• **DIRECTIONS**
Look at the data below and print exactly the lines from its first line through the line with "minimum width=214pt] (start)"; the pictures stay out of the copy.

• **DATA SECTION**
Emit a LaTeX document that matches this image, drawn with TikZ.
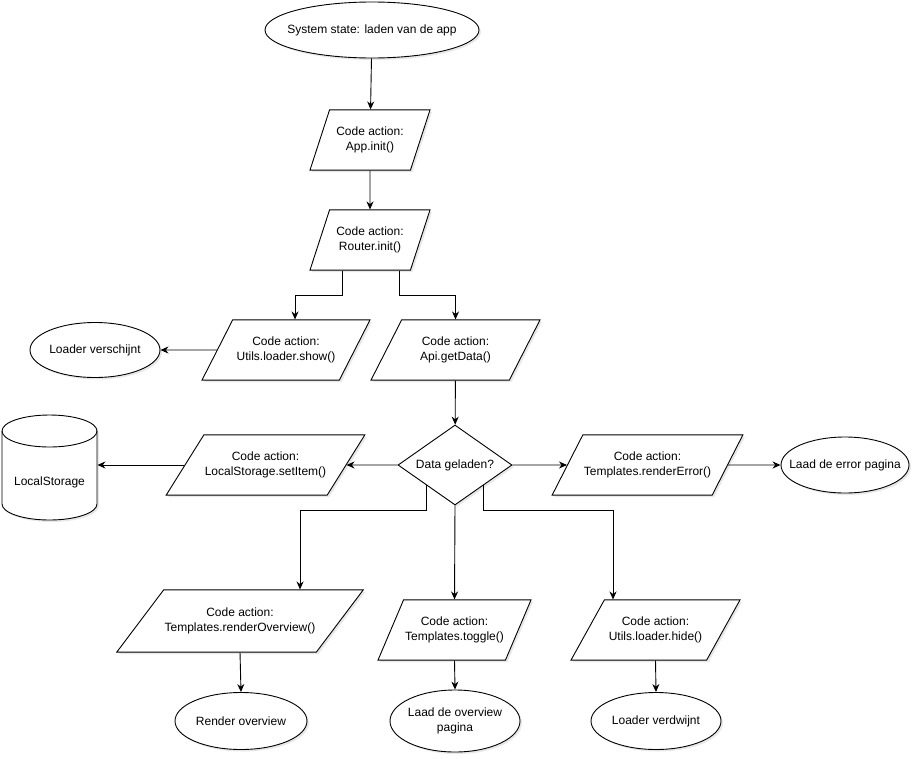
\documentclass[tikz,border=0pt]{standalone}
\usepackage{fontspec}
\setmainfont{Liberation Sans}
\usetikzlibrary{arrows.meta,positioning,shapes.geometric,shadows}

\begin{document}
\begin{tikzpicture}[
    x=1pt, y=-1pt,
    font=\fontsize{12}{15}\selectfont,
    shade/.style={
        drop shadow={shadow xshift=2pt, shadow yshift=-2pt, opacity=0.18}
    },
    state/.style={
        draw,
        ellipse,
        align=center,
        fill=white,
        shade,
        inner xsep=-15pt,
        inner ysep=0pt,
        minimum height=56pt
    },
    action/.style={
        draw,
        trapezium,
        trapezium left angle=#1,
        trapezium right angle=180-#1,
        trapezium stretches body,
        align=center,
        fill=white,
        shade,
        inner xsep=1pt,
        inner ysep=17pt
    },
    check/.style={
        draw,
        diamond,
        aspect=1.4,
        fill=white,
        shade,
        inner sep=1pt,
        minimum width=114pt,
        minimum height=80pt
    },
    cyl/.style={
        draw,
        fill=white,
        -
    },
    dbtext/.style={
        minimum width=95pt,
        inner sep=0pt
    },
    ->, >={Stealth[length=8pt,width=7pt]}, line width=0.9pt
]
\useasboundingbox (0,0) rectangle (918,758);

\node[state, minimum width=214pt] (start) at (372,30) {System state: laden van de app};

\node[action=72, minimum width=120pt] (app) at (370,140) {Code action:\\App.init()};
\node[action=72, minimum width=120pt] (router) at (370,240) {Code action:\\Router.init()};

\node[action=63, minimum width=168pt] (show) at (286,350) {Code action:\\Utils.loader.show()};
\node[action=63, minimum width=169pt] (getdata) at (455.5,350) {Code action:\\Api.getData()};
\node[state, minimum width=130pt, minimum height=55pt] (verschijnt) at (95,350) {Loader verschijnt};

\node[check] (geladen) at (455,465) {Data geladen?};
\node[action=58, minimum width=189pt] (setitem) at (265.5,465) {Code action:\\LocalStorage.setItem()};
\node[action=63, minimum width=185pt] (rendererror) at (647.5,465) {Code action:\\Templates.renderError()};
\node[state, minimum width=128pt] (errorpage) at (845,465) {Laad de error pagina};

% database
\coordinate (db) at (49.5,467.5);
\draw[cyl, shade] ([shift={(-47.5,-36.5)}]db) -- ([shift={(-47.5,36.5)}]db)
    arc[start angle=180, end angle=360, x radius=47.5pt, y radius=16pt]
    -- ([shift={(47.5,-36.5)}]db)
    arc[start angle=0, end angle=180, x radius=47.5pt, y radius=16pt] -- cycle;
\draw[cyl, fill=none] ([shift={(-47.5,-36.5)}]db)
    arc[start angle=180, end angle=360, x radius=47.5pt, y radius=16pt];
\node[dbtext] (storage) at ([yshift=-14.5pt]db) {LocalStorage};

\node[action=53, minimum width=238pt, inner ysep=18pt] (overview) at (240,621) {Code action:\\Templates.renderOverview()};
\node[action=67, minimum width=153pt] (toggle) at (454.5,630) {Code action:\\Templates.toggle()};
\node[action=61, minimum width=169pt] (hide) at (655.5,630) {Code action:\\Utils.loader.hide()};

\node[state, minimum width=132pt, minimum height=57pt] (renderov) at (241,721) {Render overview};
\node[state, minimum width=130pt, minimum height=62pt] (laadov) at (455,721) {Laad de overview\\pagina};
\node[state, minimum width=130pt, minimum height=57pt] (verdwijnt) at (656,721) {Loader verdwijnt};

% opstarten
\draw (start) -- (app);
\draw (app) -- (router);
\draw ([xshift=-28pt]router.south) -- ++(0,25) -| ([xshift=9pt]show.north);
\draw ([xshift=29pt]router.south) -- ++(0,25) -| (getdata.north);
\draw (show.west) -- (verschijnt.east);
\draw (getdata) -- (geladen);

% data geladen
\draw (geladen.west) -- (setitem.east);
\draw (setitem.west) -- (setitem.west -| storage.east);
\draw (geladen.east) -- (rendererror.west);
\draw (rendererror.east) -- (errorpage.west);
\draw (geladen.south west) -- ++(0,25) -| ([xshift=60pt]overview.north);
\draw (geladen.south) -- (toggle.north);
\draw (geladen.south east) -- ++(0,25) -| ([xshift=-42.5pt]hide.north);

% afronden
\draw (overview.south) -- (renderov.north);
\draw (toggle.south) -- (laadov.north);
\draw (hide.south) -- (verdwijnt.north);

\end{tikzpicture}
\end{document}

• **RESPONSE**
Emit a LaTeX document that matches this image, drawn with TikZ.
\documentclass[tikz,border=0pt]{standalone}
\usepackage{fontspec}
\setmainfont{Liberation Sans}
\usetikzlibrary{arrows.meta,positioning,shapes.geometric,shadows}

\begin{document}
\begin{tikzpicture}[
    x=1pt, y=-1pt,
    font=\fontsize{12}{15}\selectfont,
    shade/.style={
        drop shadow={shadow xshift=2pt, shadow yshift=-2pt, opacity=0.18}
    },
    state/.style={
        draw,
        ellipse,
        align=center,
        fill=white,
        shade,
        inner xsep=-15pt,
        inner ysep=0pt,
        minimum height=56pt
    },
    action/.style={
        draw,
        trapezium,
        trapezium left angle=#1,
        trapezium right angle=180-#1,
        trapezium stretches body,
        align=center,
        fill=white,
        shade,
        inner xsep=1pt,
        inner ysep=17pt
    },
    check/.style={
        draw,
        diamond,
        aspect=1.4,
        fill=white,
        shade,
        inner sep=1pt,
        minimum width=114pt,
        minimum height=80pt
    },
    cyl/.style={
        draw,
        fill=white,
        -
    },
    dbtext/.style={
        minimum width=95pt,
        inner sep=0pt
    },
    ->, >={Stealth[length=8pt,width=7pt]}, line width=0.9pt
]
\useasboundingbox (0,0) rectangle (918,758);

\node[state, minimum width=214pt] (start) at (372,30) {System state: laden van de app};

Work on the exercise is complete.